Stored records:

━━━━━━━━

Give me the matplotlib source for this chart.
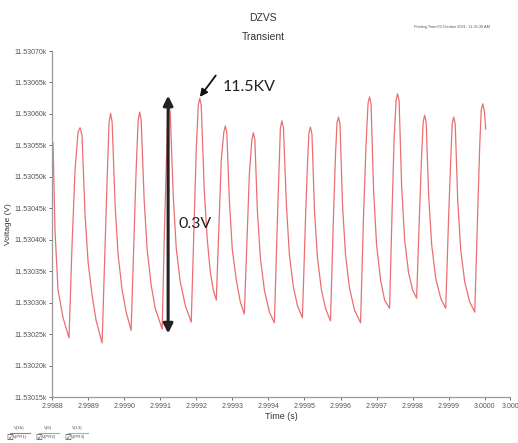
import numpy as np
import matplotlib
matplotlib.use("Agg")
import matplotlib.pyplot as plt
from matplotlib.ticker import FuncFormatter

# Time in microseconds after 2.9988 s, voltage in mV above 11530 V
t_us = [2.8, 8.3, 16.7, 30.6, 47.2,
        55.6, 63.9, 72.2, 77.8, 83.3, 91.7, 100.0, 111.1, 122.2, 138.9,
        147.2, 152.8, 158.3, 162.5, 166.7, 175.0, 183.3, 194.4, 205.6, 219.4,
        227.8, 233.3, 238.9, 243.1, 247.2, 255.6, 263.9, 275.0, 286.1, 305.6,
        311.1, 316.7, 320.8, 323.6, 327.8, 336.1, 344.4, 355.6, 369.4, 386.1,
        394.4, 400.0, 405.6, 409.7, 413.9, 422.2, 430.6, 438.9, 447.2, 455.6,
        463.9, 469.4, 476.4, 480.6, 484.7, 491.7, 500.0, 511.1, 522.2, 533.3,
        541.7, 547.2, 554.2, 558.3, 562.5, 569.4, 577.8, 588.9, 602.8, 616.7,
        625.0, 630.6, 633.3, 637.5, 641.7, 650.0, 658.3, 669.4, 680.6, 694.4,
        702.8, 708.3, 712.5, 716.7, 720.8, 727.8, 736.1, 747.2, 758.3, 772.2,
        780.6, 786.1, 790.3, 794.4, 798.6, 805.6, 813.9, 825.0, 838.9, 855.6,
        863.9, 870.8, 876.4, 880.6, 884.7, 891.7, 900.0, 911.1, 922.2, 936.1,
        943.1, 948.6, 954.2, 958.3, 962.5, 969.4, 977.8, 988.9, 1000.0, 1011.1,
        1019.4, 1025.0, 1029.2, 1033.3, 1037.5, 1044.4, 1052.8, 1063.9, 1077.8, 1091.7,
        1100.0, 1105.6, 1109.7, 1113.9, 1118.1, 1125.0, 1133.3, 1144.4, 1158.3, 1172.2,
        1180.6, 1186.1, 1190.3, 1194.4, 1198.6, 1202.8]

v_mv = [554, 415, 320, 276, 244,
        392, 511, 571, 578, 566, 439, 365, 312, 272, 236,
        392, 495, 587, 601, 587, 455, 376, 320, 285, 256,
        407, 511, 590, 603, 590, 463, 384, 328, 291, 258,
        400, 511, 598, 616, 603, 471, 387, 333, 296, 269,
        431, 543, 614, 625, 613, 479, 400, 349, 320, 304,
        439, 527, 571, 581, 570, 463, 384, 336, 301, 282,
        415, 503, 559, 570, 559, 447, 371, 320, 285, 268,
        431, 527, 578, 589, 578, 455, 376, 325, 295, 276,
        431, 519, 570, 579, 568, 447, 371, 320, 291, 271,
        439, 535, 586, 595, 584, 455, 376, 323, 288, 268,
        439, 551, 617, 627, 616, 479, 392, 336, 304, 291,
        447, 559, 622, 632, 621, 487, 400, 347, 320, 307,
        447, 535, 587, 598, 587, 471, 392, 339, 307, 291,
        439, 527, 584, 595, 584, 463, 384, 333, 301, 285,
        447, 551, 606, 616, 606, 576]

x_ticks = [2.9988, 2.9989, 2.9990, 2.9991, 2.9992, 2.9993, 2.9994,
           2.9995, 2.9996, 2.9997, 2.9998, 2.9999, 3.0000]
x_end = 3.00007
y_ticks = [11530.15, 11530.20, 11530.25, 11530.30, 11530.35, 11530.40,
           11530.45, 11530.50, 11530.55, 11530.60, 11530.65, 11530.70]

legend_top = ["V(1b)", "V(6)", "V(13)"]
legend_bottom = ["V(PR1)", "V(PR2)", "V(PR3)"]
legend_colors = ["#e8585c", "#7cc47c", "#8ab8e0"]

t = 2.9988 + np.array(t_us) * 1e-6
v = 11530 + np.array(v_mv) / 1000.0

plt.rcParams["font.family"] = ["Liberation Sans", "DejaVu Sans"]

fig = plt.figure(figsize=(5.18, 4.43), dpi=100)
ax = fig.add_axes([52 / 518, 1 - 397 / 443, 458 / 518, 346 / 443])

ax.plot(t, v, color="#ea6f72", lw=0.9)

ax.set_xlim(2.9988, x_end)
ax.set_ylim(y_ticks[0], y_ticks[-1])
ax.set_xticks(x_ticks + [x_end])
ax.set_xticklabels([f"{x:.4f}" for x in x_ticks] + ["3.000"])
ax.set_yticks(y_ticks)
ax.yaxis.set_major_formatter(FuncFormatter(lambda val, pos: f"{val / 1000:.5f}k"))

for side in ["top", "right"]:
    ax.spines[side].set_visible(False)
for side in ["left", "bottom"]:
    ax.spines[side].set_color("#9a9a9a")
    ax.spines[side].set_linewidth(0.9)
ax.tick_params(axis="both", labelsize=5.0, colors="#555555", length=2,
               width=0.6, pad=2)

ax.set_xlabel("Time (s)", fontsize=6.5, color="#333333", labelpad=2)
ax.set_ylabel("Voltage (V)", fontsize=6, color="#333333")
ax.yaxis.set_label_coords(-0.088, 0.5)

fig.text(263 / 518, 1 - 18 / 443, "DZVS", fontsize=7.5, color="#333333",
         ha="center", va="center")
fig.text(263 / 518, 1 - 37 / 443, "Transient", fontsize=7.5, color="#333333",
         ha="center", va="center")
fig.text(452 / 518, 1 - 27 / 443, "Printing Time:03 October 2021, 11:35:39 AM",
         fontsize=2.8, color="#555555", ha="center", va="center")

# annotations
x_arrow = 2.9988 + 322e-6
ax.annotate("", xy=(x_arrow, 11530.629), xytext=(x_arrow, 11530.251),
            arrowprops=dict(arrowstyle="<|-|>", color="#222222", lw=2.2,
                            mutation_scale=14, shrinkA=0, shrinkB=0))
ax.text(2.9988 + 352e-6, 11530.425, "0.3V", fontsize=11.5, color="#222222",
        family=["Lato", "DejaVu Sans"], ha="left", va="center")
ax.annotate("", xy=(2.9988 + 410e-6, 11530.627),
            xytext=(2.9988 + 454e-6, 11530.661),
            arrowprops=dict(arrowstyle="-|>", color="#111111", lw=1.3,
                            mutation_scale=11, shrinkA=0, shrinkB=0))
ax.text(2.9988 + 472e-6, 11530.642, "11.5KV", fontsize=11.5, color="#222222",
        family=["Lato", "DejaVu Sans"], ha="left", va="center")

# small trace legend at bottom left
for i, (top, bottom, col) in enumerate(zip(legend_top, legend_bottom, legend_colors)):
    x0 = (6 + 29 * i) / 518
    fig.text(x0, 1 - 437 / 443, "\u2611", fontsize=5.5, color="#333333",
             family=["DejaVu Sans"], ha="left", va="center")
    fig.text(x0 + 13 / 518, 1 - 428 / 443, top, fontsize=3.2, color="#555555",
             ha="center", va="center")
    fig.add_artist(plt.Line2D([x0 + 4 / 518, x0 + 24 / 518],
                              [1 - 432.5 / 443, 1 - 432.5 / 443],
                              color=col, lw=0.8))
    fig.text(x0 + 14 / 518, 1 - 437 / 443, bottom, fontsize=3.2, color="#555555",
             ha="center", va="center")

fig.savefig("out.png", dpi=100)
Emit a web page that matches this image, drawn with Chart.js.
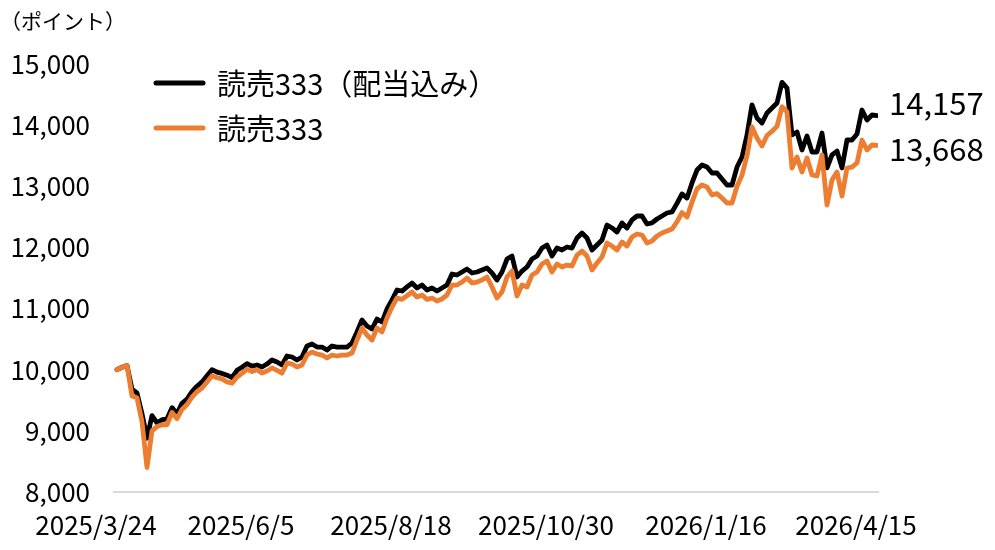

━━━━━━━━

Required work:
Across the records, count the lines holding the string "this". Give the number and stop.

Task output:
2